Realizing groups as the fundamental group of graphs of groups allowing non-injective maps? In the definition of a graph of groups it is assumed that the maps from the edge groups to the vertex groups of injections, however in what follows I will also be interested in the case where the maps from the edge groups to the vertex groups are not necessarily injective.  I will call these n.i. graphs of groups.  There is already a question and some helpful answers about such n.i. graphs of groups here.
As noted in that linked question, given a connected n.i. graph of groups $\mathcal{G}$ we can go ahead and define the fundamental group $\pi_1(\mathcal{G})$ just as in the case of a normal graph of groups (either combinatorially as Serre does in "Trees" or topologically by constructing the appropriate graph of spaces and taking the fundamental group of its total space  as in "Topological methods in group theory" Scott and Wall).
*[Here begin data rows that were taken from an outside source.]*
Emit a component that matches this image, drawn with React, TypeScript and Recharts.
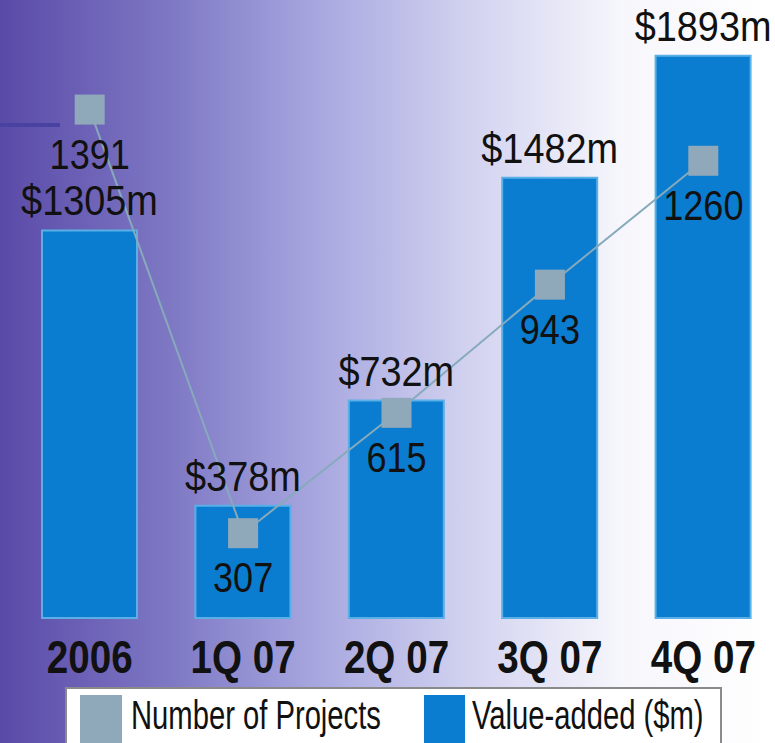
import { ComposedChart, Bar, Line, XAxis, YAxis, LabelList } from "recharts";

const periods = ["2006", "1Q 07", "2Q 07", "3Q 07", "4Q 07"];
const valueAdded = [1305, 378, 732, 1482, 1893];
const projects = [1391, 307, 615, 943, 1260];

const FONT = "'Liberation Sans', Arial, sans-serif";
const BAR_COLOR = "#0a7dd0";
const MARKER_COLOR = "#8fa9bb";

const data = periods.map((p, i) => ({
  period: p,
  value: valueAdded[i],
  projects: projects[i],
}));

// squeezed text, the source uses a narrow face
const Narrow = ({ x, y, children, size = 42, bold = false, sx = 0.86 }: any) => (
  <text
    transform={`translate(${x},${y}) scale(${sx},1)`}
    x={0}
    y={0}
    textAnchor="middle"
    fontFamily={FONT}
    fontSize={size}
    fontWeight={bold ? "bold" : "normal"}
    fill="#111"
  >
    {children}
  </text>
);

const PeriodTick = ({ x, y, payload }: any) => (
  <Narrow x={x} y={y + 47} size={46} bold sx={0.84}>
    {payload.value}
  </Narrow>
);

const ValueLabel = ({ x, y, width, value }: any) => (
  <Narrow x={x + width / 2} y={y - 15} size={43} sx={0.88}>
    ${value}m
  </Narrow>
);

const ProjectLabel = ({ x, y, value }: any) => (
  <Narrow x={x} y={y + 59} size={43} sx={0.84}>
    {value}
  </Narrow>
);

const SquareDot = ({ cx, cy }: any) => (
  <rect x={cx - 15} y={cy - 15} width={30} height={30} fill={MARKER_COLOR} />
);

const legendText = {
  position: "absolute" as const,
  top: 695,
  fontFamily: FONT,
  fontSize: 40,
  lineHeight: "40px",
  color: "#111",
  whiteSpace: "nowrap" as const,
  transform: "scaleX(0.73)",
  transformOrigin: "left",
};

export default function App() {
  return (
    <div
      style={{
        position: "absolute",
        left: 0,
        top: 0,
        width: 775,
        height: 743,
        overflow: "hidden",
        background:
          "linear-gradient(to right, #5a4aa8 0px, #7e78c4 170px, #a8a8e0 320px, #d2d2f0 470px, #f6f6fc 620px, #ffffff 775px)",
      }}
    >
      <div style={{ position: "absolute", left: 0, top: 123, width: 60, height: 4, background: "#4a42a0" }} />
      <ComposedChart
        width={790}
        height={690}
        data={data}
        margin={{ top: 24, right: 10, left: 13, bottom: 10 }}
      >
        <XAxis dataKey="period" height={62} axisLine={false} tickLine={false} tick={<PeriodTick />} interval={0} />
        <YAxis yAxisId="value" hide domain={[0, 2000]} />
        <YAxis yAxisId="projects" hide orientation="right" domain={[90, 1610]} allowDataOverflow />
        <Bar
          yAxisId="value"
          dataKey="value"
          barSize={95}
          fill={BAR_COLOR}
          stroke="#5ab0e6"
          strokeWidth={2}
          isAnimationActive={false}
        >
          <LabelList dataKey="value" content={<ValueLabel />} />
        </Bar>
        <Line
          yAxisId="projects"
          type="linear"
          dataKey="projects"
          stroke="#86aabb"
          strokeWidth={2}
          dot={<SquareDot />}
          activeDot={false}
          isAnimationActive={false}
        >
          <LabelList dataKey="projects" content={<ProjectLabel />} />
        </Line>
      </ComposedChart>
      <div
        style={{
          position: "absolute",
          left: 65,
          top: 687,
          width: 653,
          height: 70,
          background: "#fff",
          border: "2px solid #8a8a8a",
        }}
      />
      <div style={{ position: "absolute", left: 80, top: 695, width: 42, height: 60, background: MARKER_COLOR }} />
      <span style={{ ...legendText, left: 131 }}>Number of Projects</span>
      <div style={{ position: "absolute", left: 424, top: 695, width: 41, height: 60, background: BAR_COLOR }} />
      <span style={{ ...legendText, left: 472 }}>Value-added ($m)</span>
    </div>
  );
}
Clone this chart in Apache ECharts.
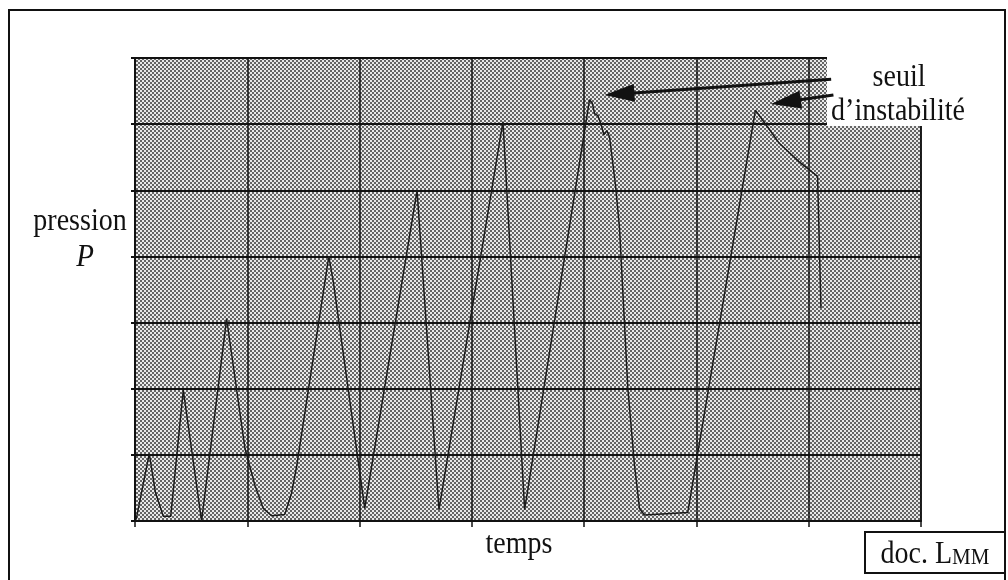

Is there a fintely presented group $G$ such that $G = \pi_1(\mathcal{G})$ for some n.i. graph of groups $\mathcal{G}$ with all of the vertex and edge groups of $\mathcal{G}$ finite, but $G$ can not be decomposed as the fundamental group of a (good ol' classic edge-map injective) graph of groups where all of the vertex and edge groups are finite?
What about the same question but where we  replace "finite" with "finitely generated free" or "finitely generated abelian" or "finitely generated free abelian"??
 A: Let $\mathcal C$ be a class of groups closed under homomorphic images.   Then any ni-graph of groups whose vertex and edge groups belong to $\mathcal C$ has the same fundamental group as an ordinary graph of groups with vertex and edge groups in $\mathcal C$ as per @HJRW's answer to this question.
Namely if $\mathcal G$ is your ni-graph of groups, keep the same underlying graph but replace $G_x$ by its image $\overline{G}_x$ in $\pi_1(\mathcal G)$ for each $x$ a vertex or edge to get a usual graph of groups with the same fundamental group.  This covers the case of finite groups and finitely generated abelian groups.
For finitely generated free groups or finitely generated free abelian groups, you cannot replace you ni-graph of groups by an ordinary graph of groups of the same sort.  Let $G=\langle X\mid R\rangle$ be a finitely presented group with $X,R$ finite.  Then build an ni-graph of groups with a single edge between two vertices and one vertex group trivial and the other free on $X$.  Let the edge group be free on $R$ and map it into the trivial group the unique way and into the free group on $X$ by extending the inclusion of $R$.  Then $G$ is the fundamental group of this graph of groups and so any finitely presented group can be obtained in this way.
Similarly, if $A$ is any finitely generated abelian group we can give it a finite presentation $A=\langle X\mid R\rangle$ as an abelian group and now we imitate the above to write $A$ as the fundamental group of the ni-graph of groups with trivial vertex group and a free abelian group on $X$ as the other vertex group and the free abelian group on $R$ as the edge group and map into the two vertex groups as in the previous paragraph.